I get accused a lot and even sometimes getting reprimanded about me being uncooperative. I do not feel that is the case at all. For instance, a coworker asks that I write them a program, or buy them a piece of technology, etc etc etc to help them do their job better. No problem, that's my job. But where the problem comes in is that I feel most of the time my coworkers are just trying to dump things on me that they don't feel like doing themselves(this brings up another point for later). I know this is not always the case and it is just that they do not understand the specifics that I must adhere to myself to do my job effectively and to get my coworker what they are wanting. Its mostly education on their part, just like I may not know all the ins and outs to do their job. BUT; other times my coworkers suggestions sounds like hairbrained knee jerk reactions to problems they are having and just spurt out the first thing that comes to mind that sounds good. So, when I sense this my first reaction is NO. I dont say no to them because I do not want to help them or I am lazy, I want them to put some more effort into researching and brainstorming ideas on possibilities to make their job easier, instead of saying they want the first thing that comes to mind and for me to actually read their mind and try to figure out what they are really wanting.
Another source of contention that is a problem for me is that I feel people just do not read and repeatedly ask me for help. For example, an error message pops up on their computer screen and they have to call me down to their office for me to see it and tell them what to do.
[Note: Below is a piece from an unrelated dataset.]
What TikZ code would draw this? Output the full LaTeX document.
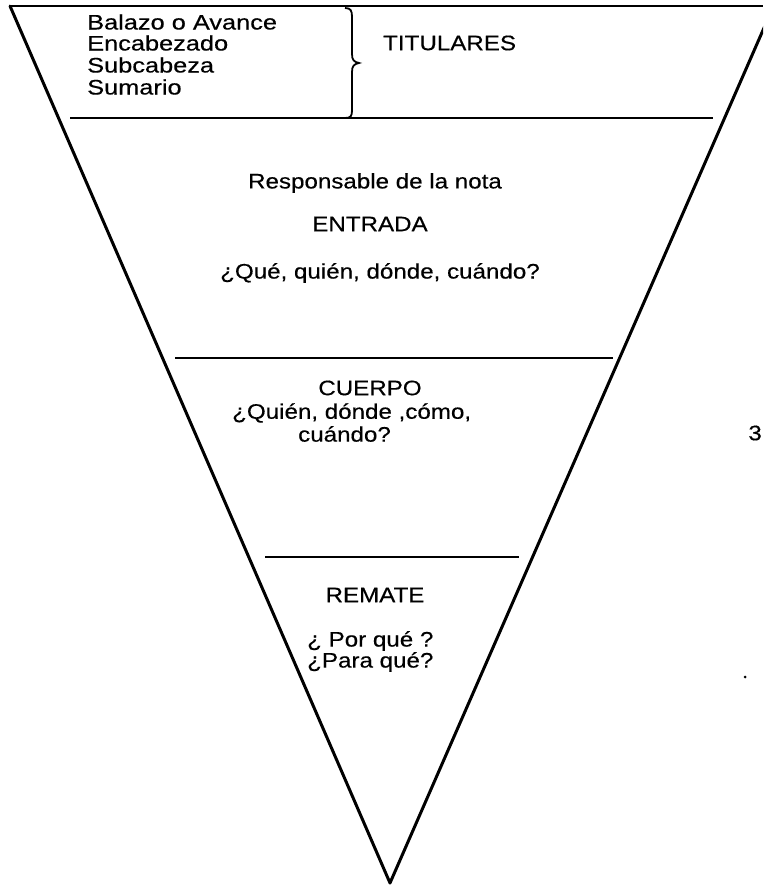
\documentclass[tikz,border=0pt]{standalone}
\usepackage{fontspec}
\setmainfont[FakeStretch=1.15,FakeBold=0.4]{Liberation Sans}
\begin{document}
\begin{tikzpicture}[x=1pt,y=-1pt,
  txt/.style={inner sep=0pt,font=\fontsize{21}{23}\selectfont},
  edge/.style={line width=3pt,line cap=round,line join=round},
  sep/.style={line width=2.2pt}]
\useasboundingbox (0,0) rectangle (763,885);
\clip (0,0) rectangle (763,885);
% triangle
\coordinate (tl) at (10,6);
\coordinate (tr) at (763,6);
\coordinate (apex) at (390,883);
\coordinate (rtop) at (774,5);
\draw[sep] (tl) -- (tr);
\draw[edge] (tl) -- (apex) -- (rtop);
% separators
\coordinate (s2a) at (70,118); \coordinate (s2b) at (713,118);
\coordinate (s3a) at (175,358); \coordinate (s3b) at (613,358);
\coordinate (s4a) at (265,557); \coordinate (s4b) at (519,557);
\draw[sep] (s2a) -- (s2b);
\draw[sep] (s3a) -- (s3b);
\draw[sep] (s4a) -- (s4b);
% brace
\draw[line width=1.8pt] (345,8) .. controls (351,8) and (352,11) .. (352,17)
  -- (352,54) .. controls (352,60) and (354,62) .. (359,63)
  .. controls (354,64) and (352,66) .. (352,72)
  -- (352,110) .. controls (352,116) and (351,118) .. (345,118);
% texts
\node[txt,anchor=west,xscale=1.05] (b1) at (87,22) {Balazo o Avance};
\node[txt,anchor=west,xscale=1.05] (b2) at (87,43) {Encabezado};
\node[txt,anchor=west,xscale=1.05] (b3) at (87,65) {Subcabeza};
\node[txt,anchor=west,xscale=1.05] (b4) at (87,87) {Sumario};
\node[txt,anchor=west] (tit) at (383,43) {TITULARES};
\node[txt] (resp) at (375,183) {Responsable de la nota};
\node[txt] (ent) at (370,224) {ENTRADA};
\node[txt] (q1) at (380,273) {¿Qué, quién, dónde, cuándo?};
\node[txt] (cue) at (370,388) {CUERPO};
\node[txt,anchor=west] (q2a) at (232,413) {¿Quién, dónde ,cómo,};
\node[txt,anchor=west] (q2b) at (298,434) {cuándo?};
\node[txt] (rem) at (375,595) {REMATE};
\node[txt,anchor=west] (q3a) at (307,641) {¿ Por qué ?};
\node[txt,anchor=west] (q3b) at (307,662) {¿Para qué?};
\node[txt,anchor=east] (pg) at (762,433) {3};
\fill (745,677) circle (1.5);
\end{tikzpicture}
\end{document}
This is fine as well, its my job. BUT; my coworkers tend to only see a box that pops up on their screen and freak out. When I get to their desk, I ask myself "why the hell did you call me down here for this?" Especially the ones that only give you the option of "OK" and nothing else to choose from. Another aspect to this is that they just do not read. A lot of times those error messages tell the user exactly what to do, but they just dont read it. They call me to walk them through deciding whether or not they want to "cancel" or "continue" what they were trying to do. Just read, people. I do tend get a little short with people at times.
These sort of things have drained me, I have been at my current employment way too long. I have to drag myself out of bed every morning to go to work, I am lucky to make it in by nine. My job is no longer a challenge for me anymore and I just despise coming into the office.
My feelings on this is that I love to help people when they need it or want it. I never impose myself upon other people, too each their own is my philosophy. But my expectations for people when they want my help is that they must help themselves first. I know this can apply to anything besides just work. I expect that if people want me to help them then they must put forth some effort to show that they really want what they are asking for and so that I dont waste my time doing something for them that ends up not being what they really wanted or needed. I just want people to care as much as I do and put the effort in it as I do when they want something.
Is this part of being introverted, or am I really just crazy?